Print the listing that follows, character for character.

RECORDED DATA:
::::::::
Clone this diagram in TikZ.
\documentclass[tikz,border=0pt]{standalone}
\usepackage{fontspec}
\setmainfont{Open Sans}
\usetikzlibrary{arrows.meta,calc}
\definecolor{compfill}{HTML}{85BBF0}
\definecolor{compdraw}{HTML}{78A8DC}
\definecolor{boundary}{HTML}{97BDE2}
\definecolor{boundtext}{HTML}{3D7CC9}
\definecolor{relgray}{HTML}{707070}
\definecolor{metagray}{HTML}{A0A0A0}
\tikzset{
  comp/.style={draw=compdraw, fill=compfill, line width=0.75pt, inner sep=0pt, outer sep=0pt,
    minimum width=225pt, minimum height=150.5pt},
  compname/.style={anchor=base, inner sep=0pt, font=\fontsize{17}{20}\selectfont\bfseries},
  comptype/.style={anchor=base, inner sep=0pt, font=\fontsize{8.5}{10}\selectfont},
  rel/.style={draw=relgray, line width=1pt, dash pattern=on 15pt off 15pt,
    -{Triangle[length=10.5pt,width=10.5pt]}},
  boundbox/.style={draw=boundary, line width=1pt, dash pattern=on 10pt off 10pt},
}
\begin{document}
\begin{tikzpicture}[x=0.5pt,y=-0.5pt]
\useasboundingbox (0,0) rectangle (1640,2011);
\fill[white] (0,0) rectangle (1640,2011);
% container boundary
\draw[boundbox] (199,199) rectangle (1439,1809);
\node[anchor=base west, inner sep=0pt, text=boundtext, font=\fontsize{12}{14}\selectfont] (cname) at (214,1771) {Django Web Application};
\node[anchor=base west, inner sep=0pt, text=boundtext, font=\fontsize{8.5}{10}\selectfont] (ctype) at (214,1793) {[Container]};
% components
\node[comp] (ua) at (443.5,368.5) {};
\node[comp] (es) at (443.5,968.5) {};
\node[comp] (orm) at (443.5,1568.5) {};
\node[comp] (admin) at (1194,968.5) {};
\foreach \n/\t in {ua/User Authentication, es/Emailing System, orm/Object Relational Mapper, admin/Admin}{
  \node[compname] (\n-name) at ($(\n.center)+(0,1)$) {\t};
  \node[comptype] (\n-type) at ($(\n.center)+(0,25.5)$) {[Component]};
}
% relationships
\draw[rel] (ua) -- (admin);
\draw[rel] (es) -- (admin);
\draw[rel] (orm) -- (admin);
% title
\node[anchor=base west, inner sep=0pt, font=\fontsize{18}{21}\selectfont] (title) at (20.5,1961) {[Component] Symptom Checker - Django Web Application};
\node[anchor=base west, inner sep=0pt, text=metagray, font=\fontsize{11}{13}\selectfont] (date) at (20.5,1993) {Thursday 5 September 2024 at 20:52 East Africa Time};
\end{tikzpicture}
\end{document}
::::::::
FINAL RESULT:
Clone this diagram in TikZ.
\documentclass[tikz,border=0pt]{standalone}
\usepackage{fontspec}
\setmainfont{Open Sans}
\usetikzlibrary{arrows.meta,calc}
\definecolor{compfill}{HTML}{85BBF0}
\definecolor{compdraw}{HTML}{78A8DC}
\definecolor{boundary}{HTML}{97BDE2}
\definecolor{boundtext}{HTML}{3D7CC9}
\definecolor{relgray}{HTML}{707070}
\definecolor{metagray}{HTML}{A0A0A0}
\tikzset{
  comp/.style={draw=compdraw, fill=compfill, line width=0.75pt, inner sep=0pt, outer sep=0pt,
    minimum width=225pt, minimum height=150.5pt},
  compname/.style={anchor=base, inner sep=0pt, font=\fontsize{17}{20}\selectfont\bfseries},
  comptype/.style={anchor=base, inner sep=0pt, font=\fontsize{8.5}{10}\selectfont},
  rel/.style={draw=relgray, line width=1pt, dash pattern=on 15pt off 15pt,
    -{Triangle[length=10.5pt,width=10.5pt]}},
  boundbox/.style={draw=boundary, line width=1pt, dash pattern=on 10pt off 10pt},
}
\begin{document}
\begin{tikzpicture}[x=0.5pt,y=-0.5pt]
\useasboundingbox (0,0) rectangle (1640,2011);
\fill[white] (0,0) rectangle (1640,2011);
% container boundary
\draw[boundbox] (199,199) rectangle (1439,1809);
\node[anchor=base west, inner sep=0pt, text=boundtext, font=\fontsize{12}{14}\selectfont] (cname) at (214,1771) {Django Web Application};
\node[anchor=base west, inner sep=0pt, text=boundtext, font=\fontsize{8.5}{10}\selectfont] (ctype) at (214,1793) {[Container]};
% components
\node[comp] (ua) at (443.5,368.5) {};
\node[comp] (es) at (443.5,968.5) {};
\node[comp] (orm) at (443.5,1568.5) {};
\node[comp] (admin) at (1194,968.5) {};
\foreach \n/\t in {ua/User Authentication, es/Emailing System, orm/Object Relational Mapper, admin/Admin}{
  \node[compname] (\n-name) at ($(\n.center)+(0,1)$) {\t};
  \node[comptype] (\n-type) at ($(\n.center)+(0,25.5)$) {[Component]};
}
% relationships
\draw[rel] (ua) -- (admin);
\draw[rel] (es) -- (admin);
\draw[rel] (orm) -- (admin);
% title
\node[anchor=base west, inner sep=0pt, font=\fontsize{18}{21}\selectfont] (title) at (20.5,1961) {[Component] Symptom Checker - Django Web Application};
\node[anchor=base west, inner sep=0pt, text=metagray, font=\fontsize{11}{13}\selectfont] (date) at (20.5,1993) {Thursday 5 September 2024 at 20:52 East Africa Time};
\end{tikzpicture}
\end{document}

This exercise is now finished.